Written problem
Find, in the records below, the line that contains "Write the seaborn" and the line that contains "10000, 1000, 30000]". Copy those two lines and everything between them exactly, but not the pictures.
--- BEGIN Recorded data ---
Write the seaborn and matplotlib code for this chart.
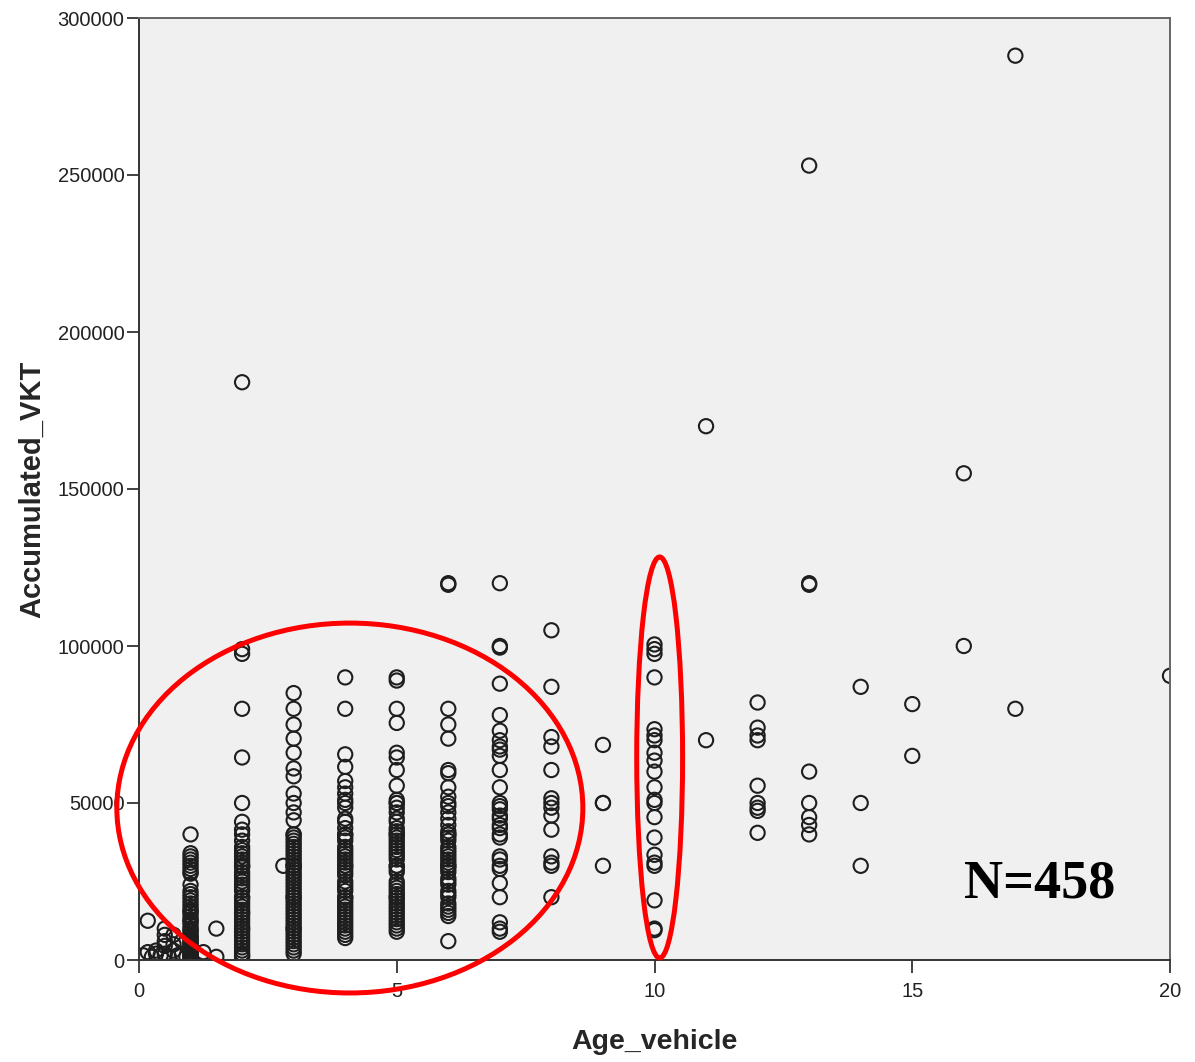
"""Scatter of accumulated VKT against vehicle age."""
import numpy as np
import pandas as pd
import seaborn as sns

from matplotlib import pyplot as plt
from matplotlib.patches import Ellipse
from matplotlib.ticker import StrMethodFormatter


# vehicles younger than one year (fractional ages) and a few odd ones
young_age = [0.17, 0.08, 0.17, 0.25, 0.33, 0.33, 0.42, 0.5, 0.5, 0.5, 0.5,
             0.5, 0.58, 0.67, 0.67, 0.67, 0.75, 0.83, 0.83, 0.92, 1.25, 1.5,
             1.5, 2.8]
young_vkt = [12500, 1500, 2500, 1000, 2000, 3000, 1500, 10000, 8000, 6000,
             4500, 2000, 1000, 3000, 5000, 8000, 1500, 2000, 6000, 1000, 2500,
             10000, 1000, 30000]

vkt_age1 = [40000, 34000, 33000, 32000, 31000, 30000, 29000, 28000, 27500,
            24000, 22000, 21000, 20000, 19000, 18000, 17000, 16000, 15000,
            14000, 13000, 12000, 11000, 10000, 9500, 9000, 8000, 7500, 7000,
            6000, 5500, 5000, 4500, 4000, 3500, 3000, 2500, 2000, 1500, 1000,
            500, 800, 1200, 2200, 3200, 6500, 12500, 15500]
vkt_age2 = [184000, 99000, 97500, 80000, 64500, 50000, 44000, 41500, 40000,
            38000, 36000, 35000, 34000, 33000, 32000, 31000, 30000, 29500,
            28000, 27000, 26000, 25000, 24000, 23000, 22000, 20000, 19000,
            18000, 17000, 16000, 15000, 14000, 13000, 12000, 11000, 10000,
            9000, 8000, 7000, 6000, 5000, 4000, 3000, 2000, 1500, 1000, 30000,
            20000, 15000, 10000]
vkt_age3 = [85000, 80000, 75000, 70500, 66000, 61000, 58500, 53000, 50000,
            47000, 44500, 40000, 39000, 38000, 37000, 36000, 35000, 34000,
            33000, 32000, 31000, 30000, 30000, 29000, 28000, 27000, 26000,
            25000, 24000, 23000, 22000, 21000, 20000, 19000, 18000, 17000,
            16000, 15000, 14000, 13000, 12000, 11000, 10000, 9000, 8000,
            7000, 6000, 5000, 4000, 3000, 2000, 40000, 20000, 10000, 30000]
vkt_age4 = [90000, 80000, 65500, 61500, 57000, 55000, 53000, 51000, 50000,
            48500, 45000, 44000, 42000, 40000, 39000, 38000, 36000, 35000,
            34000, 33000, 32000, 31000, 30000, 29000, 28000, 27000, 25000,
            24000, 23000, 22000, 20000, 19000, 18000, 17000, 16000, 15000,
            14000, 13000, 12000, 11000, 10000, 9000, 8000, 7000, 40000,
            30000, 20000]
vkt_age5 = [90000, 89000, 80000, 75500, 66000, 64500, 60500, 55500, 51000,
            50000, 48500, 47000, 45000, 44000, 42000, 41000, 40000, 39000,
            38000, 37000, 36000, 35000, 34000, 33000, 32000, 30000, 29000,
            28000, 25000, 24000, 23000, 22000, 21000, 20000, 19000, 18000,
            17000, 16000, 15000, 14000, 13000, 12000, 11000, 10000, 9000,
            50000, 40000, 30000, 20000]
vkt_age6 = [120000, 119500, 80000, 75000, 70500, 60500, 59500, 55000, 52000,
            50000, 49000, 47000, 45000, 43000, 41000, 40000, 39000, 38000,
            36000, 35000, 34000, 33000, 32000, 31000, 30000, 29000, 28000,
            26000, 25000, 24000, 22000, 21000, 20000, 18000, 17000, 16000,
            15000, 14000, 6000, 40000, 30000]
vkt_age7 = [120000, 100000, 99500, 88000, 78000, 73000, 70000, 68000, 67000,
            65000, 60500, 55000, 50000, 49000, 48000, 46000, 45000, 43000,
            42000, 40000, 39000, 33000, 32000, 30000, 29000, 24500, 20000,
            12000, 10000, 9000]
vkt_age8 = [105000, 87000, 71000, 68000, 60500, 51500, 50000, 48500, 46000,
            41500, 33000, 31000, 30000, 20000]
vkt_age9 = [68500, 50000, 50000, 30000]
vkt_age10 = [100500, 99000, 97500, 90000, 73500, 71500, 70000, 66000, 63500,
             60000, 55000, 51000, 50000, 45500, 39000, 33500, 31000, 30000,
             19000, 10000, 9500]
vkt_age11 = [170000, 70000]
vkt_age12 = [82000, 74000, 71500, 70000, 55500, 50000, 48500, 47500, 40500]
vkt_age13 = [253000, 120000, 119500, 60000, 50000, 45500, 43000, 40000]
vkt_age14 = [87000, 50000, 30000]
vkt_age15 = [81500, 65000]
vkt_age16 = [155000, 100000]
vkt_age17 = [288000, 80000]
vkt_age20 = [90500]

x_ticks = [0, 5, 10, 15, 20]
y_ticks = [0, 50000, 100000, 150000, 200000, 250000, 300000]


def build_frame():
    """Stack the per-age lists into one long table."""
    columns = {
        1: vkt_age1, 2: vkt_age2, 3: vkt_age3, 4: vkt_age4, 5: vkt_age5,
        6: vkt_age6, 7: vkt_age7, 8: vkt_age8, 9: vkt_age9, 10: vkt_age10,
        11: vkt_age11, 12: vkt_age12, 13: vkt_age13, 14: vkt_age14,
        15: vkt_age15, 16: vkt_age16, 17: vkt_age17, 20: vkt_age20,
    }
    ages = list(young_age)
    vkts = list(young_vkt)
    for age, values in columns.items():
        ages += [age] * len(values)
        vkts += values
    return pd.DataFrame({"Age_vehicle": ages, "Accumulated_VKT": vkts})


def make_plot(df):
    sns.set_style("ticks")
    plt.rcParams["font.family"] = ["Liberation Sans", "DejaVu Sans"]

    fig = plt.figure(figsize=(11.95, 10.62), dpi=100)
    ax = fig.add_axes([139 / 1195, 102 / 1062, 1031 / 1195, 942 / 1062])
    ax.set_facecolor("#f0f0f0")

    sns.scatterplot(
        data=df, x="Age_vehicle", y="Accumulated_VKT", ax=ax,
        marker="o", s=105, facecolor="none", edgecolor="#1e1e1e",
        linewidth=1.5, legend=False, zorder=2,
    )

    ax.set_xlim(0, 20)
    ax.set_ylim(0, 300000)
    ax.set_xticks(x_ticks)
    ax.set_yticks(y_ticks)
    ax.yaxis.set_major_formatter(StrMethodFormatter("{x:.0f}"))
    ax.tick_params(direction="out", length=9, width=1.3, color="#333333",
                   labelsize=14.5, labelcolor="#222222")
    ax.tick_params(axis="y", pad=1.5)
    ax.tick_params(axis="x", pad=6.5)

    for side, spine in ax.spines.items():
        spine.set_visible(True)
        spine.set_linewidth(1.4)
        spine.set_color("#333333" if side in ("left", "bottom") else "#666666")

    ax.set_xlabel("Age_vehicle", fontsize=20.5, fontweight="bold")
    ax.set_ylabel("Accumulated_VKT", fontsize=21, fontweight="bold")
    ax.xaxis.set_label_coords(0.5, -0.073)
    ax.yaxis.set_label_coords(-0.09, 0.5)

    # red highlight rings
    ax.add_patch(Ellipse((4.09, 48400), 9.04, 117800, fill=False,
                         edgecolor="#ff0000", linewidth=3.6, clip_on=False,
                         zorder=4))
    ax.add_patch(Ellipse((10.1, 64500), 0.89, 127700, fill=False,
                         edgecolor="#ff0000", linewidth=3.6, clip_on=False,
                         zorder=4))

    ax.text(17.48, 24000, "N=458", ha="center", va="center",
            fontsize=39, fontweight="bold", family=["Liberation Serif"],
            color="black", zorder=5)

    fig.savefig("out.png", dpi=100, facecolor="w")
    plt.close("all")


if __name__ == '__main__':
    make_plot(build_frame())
--- END Recorded data ---
--- BEGIN Recorded data ---
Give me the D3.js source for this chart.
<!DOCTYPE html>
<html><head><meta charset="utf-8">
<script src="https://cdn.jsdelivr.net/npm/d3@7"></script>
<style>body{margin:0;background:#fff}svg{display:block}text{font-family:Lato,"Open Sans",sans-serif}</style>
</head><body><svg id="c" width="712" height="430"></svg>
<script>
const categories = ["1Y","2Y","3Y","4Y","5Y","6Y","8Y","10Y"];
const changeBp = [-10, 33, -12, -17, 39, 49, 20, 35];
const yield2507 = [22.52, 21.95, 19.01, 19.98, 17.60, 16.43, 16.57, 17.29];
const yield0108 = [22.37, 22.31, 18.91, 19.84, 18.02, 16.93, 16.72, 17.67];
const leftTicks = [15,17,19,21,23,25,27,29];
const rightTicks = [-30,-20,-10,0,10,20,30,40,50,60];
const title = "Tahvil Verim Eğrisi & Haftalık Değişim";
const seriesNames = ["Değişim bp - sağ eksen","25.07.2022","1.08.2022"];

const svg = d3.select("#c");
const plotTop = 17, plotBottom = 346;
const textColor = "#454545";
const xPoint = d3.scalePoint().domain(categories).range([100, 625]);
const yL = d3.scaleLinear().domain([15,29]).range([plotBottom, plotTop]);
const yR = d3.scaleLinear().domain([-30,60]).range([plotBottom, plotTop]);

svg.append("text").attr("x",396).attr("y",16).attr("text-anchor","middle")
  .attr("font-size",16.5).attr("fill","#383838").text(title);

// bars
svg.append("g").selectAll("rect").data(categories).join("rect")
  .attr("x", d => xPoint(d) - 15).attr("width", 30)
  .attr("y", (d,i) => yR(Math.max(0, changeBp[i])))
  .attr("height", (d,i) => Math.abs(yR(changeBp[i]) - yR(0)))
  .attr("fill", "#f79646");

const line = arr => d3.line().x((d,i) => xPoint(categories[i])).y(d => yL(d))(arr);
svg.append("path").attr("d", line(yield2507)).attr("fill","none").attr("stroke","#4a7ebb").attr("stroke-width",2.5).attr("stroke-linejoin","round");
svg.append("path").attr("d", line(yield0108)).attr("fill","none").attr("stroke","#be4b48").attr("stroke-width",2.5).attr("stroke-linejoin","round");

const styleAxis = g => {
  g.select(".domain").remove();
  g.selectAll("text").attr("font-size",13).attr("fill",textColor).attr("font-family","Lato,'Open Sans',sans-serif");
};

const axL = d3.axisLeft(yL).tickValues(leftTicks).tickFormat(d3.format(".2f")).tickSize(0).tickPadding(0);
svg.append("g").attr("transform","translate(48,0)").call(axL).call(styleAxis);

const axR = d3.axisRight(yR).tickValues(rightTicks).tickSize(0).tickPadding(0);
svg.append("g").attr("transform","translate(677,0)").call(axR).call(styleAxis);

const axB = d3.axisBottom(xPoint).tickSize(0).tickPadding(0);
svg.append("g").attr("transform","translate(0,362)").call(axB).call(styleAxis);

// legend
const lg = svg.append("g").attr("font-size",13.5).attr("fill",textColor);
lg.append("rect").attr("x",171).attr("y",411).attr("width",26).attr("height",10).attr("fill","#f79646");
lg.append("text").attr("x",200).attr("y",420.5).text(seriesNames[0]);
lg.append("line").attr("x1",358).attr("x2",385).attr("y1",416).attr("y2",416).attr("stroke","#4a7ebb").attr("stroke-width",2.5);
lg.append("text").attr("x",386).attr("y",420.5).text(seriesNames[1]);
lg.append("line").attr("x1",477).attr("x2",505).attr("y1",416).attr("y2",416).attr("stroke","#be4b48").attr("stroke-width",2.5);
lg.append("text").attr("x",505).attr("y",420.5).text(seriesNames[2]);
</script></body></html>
--- END Recorded data ---
In response
Write the seaborn and matplotlib code for this chart.
"""Scatter of accumulated VKT against vehicle age."""
import numpy as np
import pandas as pd
import seaborn as sns

from matplotlib import pyplot as plt
from matplotlib.patches import Ellipse
from matplotlib.ticker import StrMethodFormatter


# vehicles younger than one year (fractional ages) and a few odd ones
young_age = [0.17, 0.08, 0.17, 0.25, 0.33, 0.33, 0.42, 0.5, 0.5, 0.5, 0.5,
             0.5, 0.58, 0.67, 0.67, 0.67, 0.75, 0.83, 0.83, 0.92, 1.25, 1.5,
             1.5, 2.8]
young_vkt = [12500, 1500, 2500, 1000, 2000, 3000, 1500, 10000, 8000, 6000,
             4500, 2000, 1000, 3000, 5000, 8000, 1500, 2000, 6000, 1000, 2500,
             10000, 1000, 30000]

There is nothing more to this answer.